Fan Bouquets

The fan style of bouquets that once was popular, is now again competing with the mushroom style that now almost universally prevails. It commends itself to some florists as costing less than the mushroom, as less flowers are employed; and more sales result.

Raphia Vanifera

This is one of the most beautiful of all palms. It has a clean solid stem, rising to a considerable height, with a large tuft of leaves at the apex, each leaf much larger than the trunk, divided up into an immense number of narrow, and comparatively short pinnules. They may be likened to immense quill feathers. To say that it is a palm with a huge feathery appearance, is just the thing.

Australian Acacias

For those who have conservatories or houses free from frost, there is nothing more desirable than the Australian Acacias. They take some room, growing usually from 3 to 30 feet - but they all bloom young, and even the largest may be kept low by training. They bloom from Christmas to March or April.

Fuller's Rose Beetle

The larva or grub of Aramigus Fulleri, which makes such havoc among the rose roots in forcing houses, is believed to be a native of Montana, and came to us, like the potato beetle, by railroad, as soon as the country was opened up.

Orange Trees

It is often supposed that an orange tree in a tub in northern gardens is to be considered a mere matter of curiosity, or at most of floral love. But those who take care get good fruit.

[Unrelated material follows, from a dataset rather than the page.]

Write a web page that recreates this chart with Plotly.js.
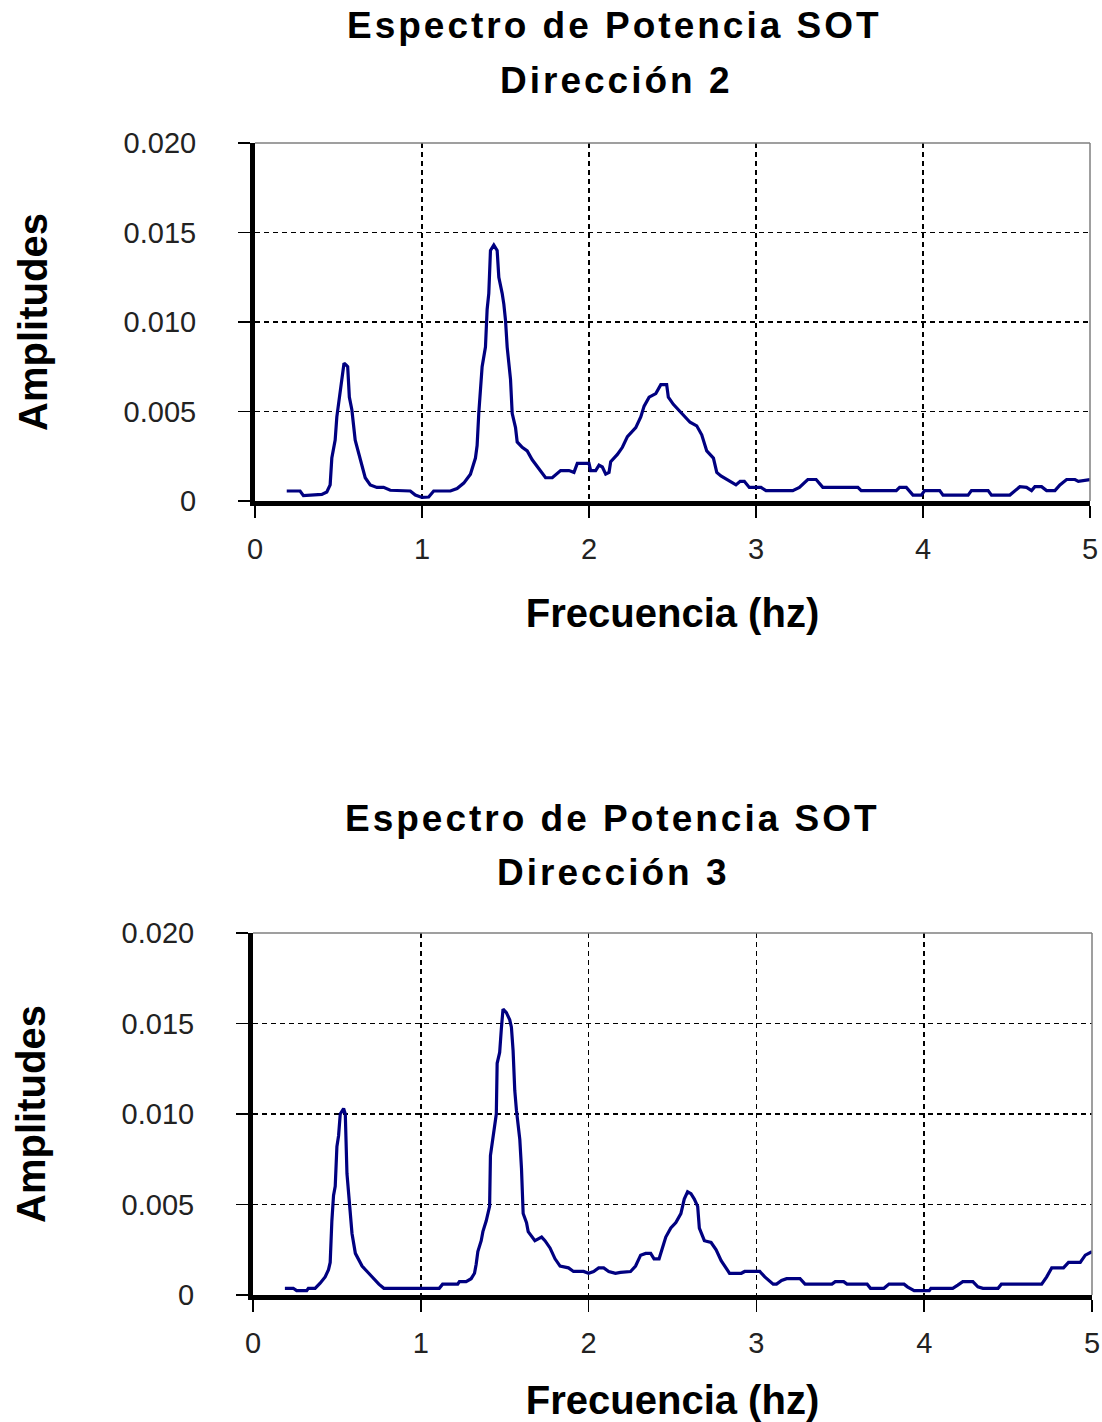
<!DOCTYPE html>
<html>
<head>
<meta charset="utf-8">
<script src="https://cdn.plot.ly/plotly-3.0.1.min.js"></script>
<style>
html, body { margin: 0; padding: 0; background: #fff; }
#chart { width: 1102px; height: 1422px; }
</style>
</head>
<body>
<div id="chart"></div>
<script>
// ---- Data ----
const titleMain = "Espectro de Potencia SOT";
const titleDir2 = "Dirección 2";
const titleDir3 = "Dirección 3";
const xTitle = "Frecuencia (hz)";
const yTitle = "Amplitudes";

const xTickVals = [0, 1, 2, 3, 4, 5];
const xTickText = ["0", "1", "2", "3", "4", "5"];
const yTickVals = [0, 0.005, 0.010, 0.015, 0.020];
const yTickText = ["0", "0.005", "0.010", "0.015", "0.020"];

// Dirección 2
const freq2 = [0.19,0.27,0.29,0.40,0.43,0.45,0.46,0.48,0.49,0.505,0.52,0.533,0.545,0.555,0.565,0.58,0.60,0.62,0.64,0.66,0.69,0.73,0.77,0.81,0.93,0.96,1.00,1.04,1.07,1.17,1.21,1.25,1.29,1.32,1.33,1.34,1.36,1.38,1.39,1.40,1.41,1.43,1.45,1.46,1.48,1.49,1.50,1.51,1.53,1.54,1.56,1.57,1.60,1.63,1.66,1.69,1.72,1.74,1.78,1.83,1.88,1.91,1.93,2.00,2.01,2.04,2.06,2.08,2.10,2.12,2.13,2.17,2.20,2.23,2.28,2.31,2.33,2.36,2.40,2.43,2.465,2.475,2.505,2.545,2.605,2.645,2.675,2.705,2.745,2.765,2.79,2.845,2.88,2.905,2.93,2.96,3.03,3.06,3.22,3.26,3.31,3.36,3.40,3.61,3.63,3.84,3.86,3.90,3.94,3.99,4.01,4.10,4.12,4.27,4.29,4.39,4.41,4.52,4.54,4.58,4.62,4.65,4.67,4.71,4.74,4.79,4.82,4.86,4.91,4.93,5.00];
const amp2 = [0.00056,0.00056,0.00030,0.00037,0.00050,0.00090,0.00240,0.00340,0.00470,0.00580,0.00680,0.00770,0.00760,0.00750,0.00580,0.00510,0.00340,0.00270,0.00210,0.00130,0.00090,0.00076,0.00076,0.00060,0.00056,0.00033,0.00020,0.00022,0.00056,0.00056,0.00070,0.00100,0.00150,0.00240,0.00310,0.00490,0.00750,0.00860,0.01070,0.01160,0.01400,0.01430,0.01400,0.01250,0.01160,0.01100,0.01010,0.00860,0.00680,0.00490,0.00410,0.00330,0.00300,0.00280,0.00230,0.00190,0.00150,0.00130,0.00130,0.00170,0.00170,0.00160,0.00210,0.00210,0.00170,0.00170,0.00200,0.00190,0.00150,0.00160,0.00220,0.00260,0.00300,0.00360,0.00410,0.00470,0.00530,0.00580,0.00600,0.00650,0.00650,0.00580,0.00540,0.00500,0.00440,0.00420,0.00370,0.00280,0.00240,0.00160,0.00140,0.00110,0.00090,0.00110,0.00110,0.00076,0.00076,0.00058,0.00058,0.00076,0.00120,0.00120,0.00076,0.00076,0.00058,0.00058,0.00076,0.00076,0.00033,0.00033,0.00058,0.00058,0.00033,0.00033,0.00058,0.00058,0.00033,0.00033,0.00050,0.00080,0.00076,0.00058,0.00080,0.00080,0.00058,0.00058,0.00090,0.00120,0.00120,0.00110,0.00120];

// Dirección 3
const freq3 = [0.19,0.24,0.26,0.32,0.33,0.37,0.40,0.43,0.45,0.46,0.47,0.48,0.49,0.50,0.51,0.52,0.54,0.55,0.56,0.57,0.58,0.59,0.61,0.63,0.65,0.68,0.72,0.75,0.78,1.11,1.13,1.22,1.23,1.27,1.30,1.32,1.33,1.34,1.36,1.37,1.39,1.41,1.415,1.43,1.45,1.455,1.47,1.48,1.49,1.51,1.53,1.54,1.55,1.56,1.57,1.59,1.60,1.61,1.63,1.64,1.68,1.70,1.72,1.74,1.77,1.80,1.83,1.88,1.91,1.97,2.00,2.03,2.06,2.09,2.12,2.16,2.19,2.25,2.28,2.31,2.34,2.37,2.39,2.42,2.44,2.46,2.49,2.52,2.55,2.57,2.59,2.61,2.63,2.65,2.66,2.68,2.69,2.73,2.76,2.79,2.82,2.84,2.91,2.93,3.02,3.05,3.10,3.12,3.15,3.18,3.26,3.29,3.45,3.47,3.52,3.54,3.66,3.68,3.76,3.79,3.88,3.90,3.94,4.03,4.04,4.17,4.20,4.23,4.29,4.32,4.35,4.44,4.46,4.70,4.73,4.76,4.83,4.86,4.93,4.96,5.00];
const amp3 = [0.00037,0.00037,0.00024,0.00024,0.00037,0.00037,0.00065,0.00100,0.00140,0.00180,0.00410,0.00550,0.00600,0.00820,0.00880,0.01000,0.01030,0.01000,0.00670,0.00560,0.00450,0.00340,0.00230,0.00190,0.00160,0.00130,0.00090,0.00060,0.00037,0.00037,0.00060,0.00060,0.00074,0.00074,0.00090,0.00120,0.00170,0.00240,0.00300,0.00350,0.00410,0.00490,0.00770,0.00870,0.01000,0.01280,0.01340,0.01470,0.01580,0.01560,0.01520,0.01480,0.01350,0.01130,0.01020,0.00860,0.00700,0.00450,0.00400,0.00350,0.00300,0.00310,0.00320,0.00300,0.00260,0.00200,0.00160,0.00150,0.00130,0.00130,0.00120,0.00130,0.00150,0.00150,0.00130,0.00120,0.00125,0.00130,0.00160,0.00220,0.00230,0.00230,0.00200,0.00200,0.00260,0.00320,0.00370,0.00400,0.00450,0.00530,0.00570,0.00560,0.00530,0.00490,0.00370,0.00330,0.00300,0.00290,0.00250,0.00190,0.00150,0.00120,0.00120,0.00130,0.00130,0.00100,0.00060,0.00060,0.00080,0.00090,0.00090,0.00060,0.00060,0.00074,0.00074,0.00060,0.00060,0.00037,0.00037,0.00060,0.00060,0.00045,0.00024,0.00024,0.00037,0.00037,0.00055,0.00074,0.00074,0.00045,0.00037,0.00037,0.00060,0.00060,0.00100,0.00150,0.00150,0.00180,0.00180,0.00220,0.00240];

// ---- Styling ----
const FONT = "Liberation Sans, Arial, sans-serif";
const W = 1102, H = 1422;
const lineColor = "#000080";

function xAxis(domain, anchor) {
  return {
    domain: domain, anchor: anchor, range: [0, 5], autorange: false,
    tickmode: "array", tickvals: xTickVals, ticktext: xTickText,
    ticks: "outside", ticklen: 12, tickwidth: 1.5, tickcolor: "#000",
    ticklabelstandoff: 6,
    tickfont: { family: FONT, size: 29, color: "#222" },
    showline: true, linewidth: 5, linecolor: "#000",
    showgrid: true, gridcolor: "#000", gridwidth: 1.6, griddash: "5px,4px",
    zeroline: false, automargin: false, fixedrange: true,
    title: { text: "<b>" + xTitle + "</b>", font: { family: FONT, size: 40, color: "#000" }, standoff: 37 }
  };
}
function yAxis(domain, anchor) {
  return {
    domain: domain, anchor: anchor, range: [0, 0.02], autorange: false,
    tickmode: "array", tickvals: yTickVals, ticktext: yTickText,
    ticks: "outside", ticklen: 12, tickwidth: 1.5, tickcolor: "#000",
    ticklabelstandoff: 36,
    tickfont: { family: FONT, size: 29, color: "#222" },
    showline: true, linewidth: 5, linecolor: "#000",
    showgrid: true, gridcolor: "#000", gridwidth: 1.6, griddash: "5px,4px",
    zeroline: false, automargin: false, fixedrange: true,
    title: { text: "<b>" + yTitle + "</b>", font: { family: FONT, size: 40, color: "#000" }, standoff: 65 }
  };
}

const traces = [
  { x: freq2, y: amp2, xaxis: "x", yaxis: "y", type: "scatter", mode: "lines",
    line: { color: lineColor, width: 3.2 }, hoverinfo: "skip", showlegend: false },
  { x: freq3, y: amp3, xaxis: "x2", yaxis: "y2", type: "scatter", mode: "lines",
    line: { color: lineColor, width: 3.2 }, hoverinfo: "skip", showlegend: false }
];

function px2x(p) { return p / W; }
function py2y(p) { return 1 - p / H; }

function titleAnn(text, cx, cy) {
  return {
    text: '<b><span style="letter-spacing:3px">' + text + '</span></b>',
    x: px2x(cx), y: py2y(cy), xref: "paper", yref: "paper",
    xanchor: "center", yanchor: "middle", showarrow: false,
    font: { family: FONT, size: 37, color: "#000" }
  };
}

function border(xr, yr) {
  return [
    { type: "line", xref: xr + " domain", yref: yr + " domain", x0: 0, x1: 1, y0: 1, y1: 1,
      line: { color: "#7f7f7f", width: 1.5 }, layer: "above" },
    { type: "line", xref: xr + " domain", yref: yr + " domain", x0: 1, x1: 1, y0: 0, y1: 1,
      line: { color: "#7f7f7f", width: 1.5 }, layer: "above" }
  ];
}

const layout = {
  width: W, height: H,
  margin: { l: 0, r: 0, t: 0, b: 0, pad: 0 },
  paper_bgcolor: "#fff", plot_bgcolor: "#fff",
  showlegend: false,
  font: { family: FONT, color: "#000" },
  xaxis: xAxis([px2x(255), px2x(1090)], "y"),
  yaxis: yAxis([py2y(501), py2y(143)], "x"),
  xaxis2: xAxis([px2x(253), px2x(1092)], "y2"),
  yaxis2: yAxis([py2y(1295), py2y(933)], "x2"),
  annotations: [
    titleAnn(titleMain, 614, 26),
    titleAnn(titleDir2, 616, 80.5),
    titleAnn(titleMain, 612, 818),
    titleAnn(titleDir3, 613, 872)
  ],
  shapes: border("x", "y").concat(border("x2", "y2"))
};

Plotly.newPlot("chart", traces, layout, { staticPlot: true, displayModeBar: false });
</script>
</body>
</html>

Nahum Stetson, of Bridgewater, Mass., produces them of such fine quality that the Massachusetts Horticultural Society awarded him a silver medal for some in February.

Camellias And Roses

Camellias love to grow in partial shade, and in our country, do best in greenhouses that have a northern slope. In the old world, a famous grower has them in a span-roofed house, but the glass is shaded from the plants by Marechal Niel roses, trained under the glass. It is said this combination is very profitable to the grower.

W. F. Bennett Rose

French rose-growers do not seem to be willing to concede that this rose will, in any way, supersede General Jacqueminot.

" F. B.," Philadelphia: This is not a seedling in the ordinary sense of the word in which the raiser had to guess at the origin, but as we understand an actual cross made with forethought and manipulation by Mr. Henry Bennett, between Xavier Olibo and The President.